卡森非常开心地笑了:“所以,那个时候就爱上我了吗?”
薇不好意思地脸红了,如今自己身在这白色鸦片包围的雪景之中,有所爱之人在旁,再没有了过去爱所带来的怀疑、揣测、背叛,控制,只有他的全部的爱,真是鸦片,令人迷醉,叫人不省人事。
在爱的同时,薇喜欢冷,因为这叫人清醒而不至于失去理智。
雪很大,让人的视线一片模糊,卡森的思绪飘到了别处,不禁皱起眉头。
在康提城内,某座不知名的桥上,有个气质独特、让人一眼难忘的女孩曾对自己说:“因为喜欢在阳光底下生活,所以我一定要住在热带地区,你说,这样是不是就能离太阳近一点了?”
那时候她带自己去佛寺献花,去山上采摘红茶,一起去看壮观的象群、行踪飘渺的锡兰豹、绚丽多彩的鸟儿,两人几乎吃遍了城里的知名、不知名小店。
从科伦坡中央车站开往南部古城高尔的海上火车上,印度洋的海风微微拂面,蔚蓝大海近在咫尺,如梦如幻,那一路留在自己心底的,不只是人们的欢声笑语,还有那永不能令人遗忘的她,那能让世界上所有繁华都市女郎失去光芒的纯真笑脸。
她喜欢在住的地方嬉水,修长纤细的小腿赤裸着,像白鹤的腿一样纤细纯净,粘着蓝色睡莲的花瓣,白璧无瑕,她是属于绿野的,浑然不知自己是那种越素越清冷、美丽的人,那双深邃的细长眼睛,永远在勾着你,却又永远看不上你。

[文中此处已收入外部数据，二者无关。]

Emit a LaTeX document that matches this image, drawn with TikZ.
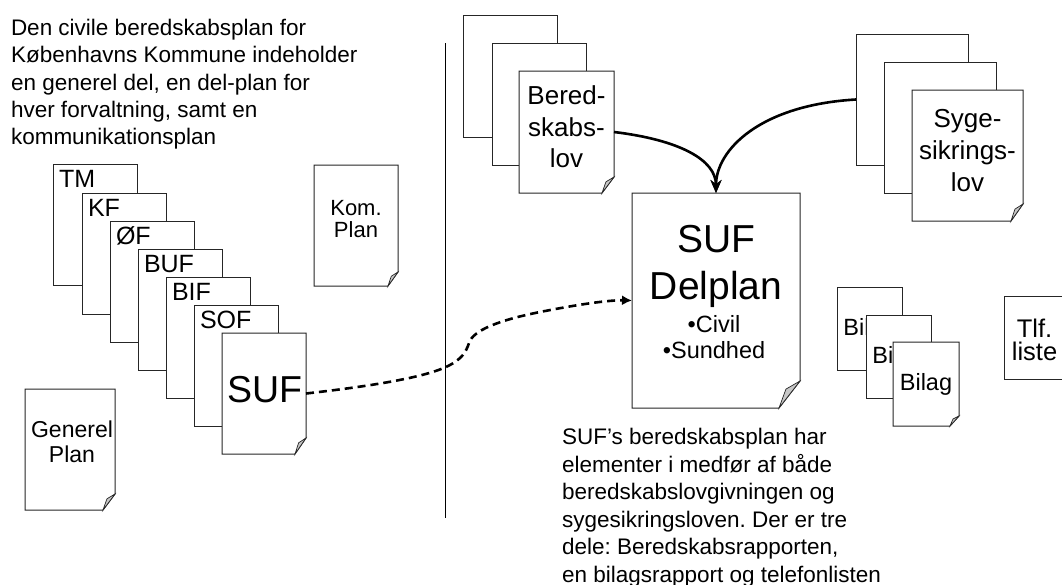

在这样冷的地方居住和生活,身边有深爱的未婚妻,仍然会毫无预兆地想起喜欢热带的她,卡森清楚自己早已经不再爱她,但是仍然放不下她,这到底是为什么?
是因为上次和薇在艺博会上偶遇黎先生的缘故吗?
那次艺博会上的闲聊,让卡森知道了南芳的过往,她的小时候以及她和阮文森、金正康之间的事,虽然早已时过境迁,可是卡森无法欺骗自己的良心,那就是自己曾经因为误会和愤怒,没有给过她解释和澄清的机会,单方面结束了和她的感情。
为什么过去没有相信黎震说的话,而现在却相信呢,也许是因为人在气头上听到的解释都会认为是对方在诡辩,曾经以为人的记忆、那些甜蜜的过往会欺骗自己,所以宁愿相信眼睛所看到的,但却从未相信过她的心,真正的她到底是个什么样子的人,那些碎片般的有关她的片段在脑海中,终于拼凑成了一个完整的她。
而这个她,早已远去,消失在人海。
离开康提之后,卡森一直有种阳光亡失之感,这种因为伤害她而受到良心谴责的愧疚日日夜夜、悄无声息、毫无预兆地跳出来折磨着卡森,这不能说出的类似思念的东西,犹如病毒一样可怕,她到底去哪儿了,这句话日日问,夜夜问,却得不到回答,让人寝食难安,日渐消瘦。
这过期的爱情病毒,真让人难受,尤其是在自己和薇越来越好的时候,她的身影总是无时无刻出现在心间,她好似还像过去那样,拥有莲花般纯净自然的笑容,在对着自己笑。
薇因为遇到卡森,从此再也不专画人物,转而痴迷没有人物的自然,作为一个青年画家,薇一开始就是自由主义,从不试图成为第二个谁,也不存在从群体中抽离出来寻找个人意义和价值的自我创造,一直以来,只想通过某种生活方式或艺术形式尽可能自由完整地表达自己想要表达的东西。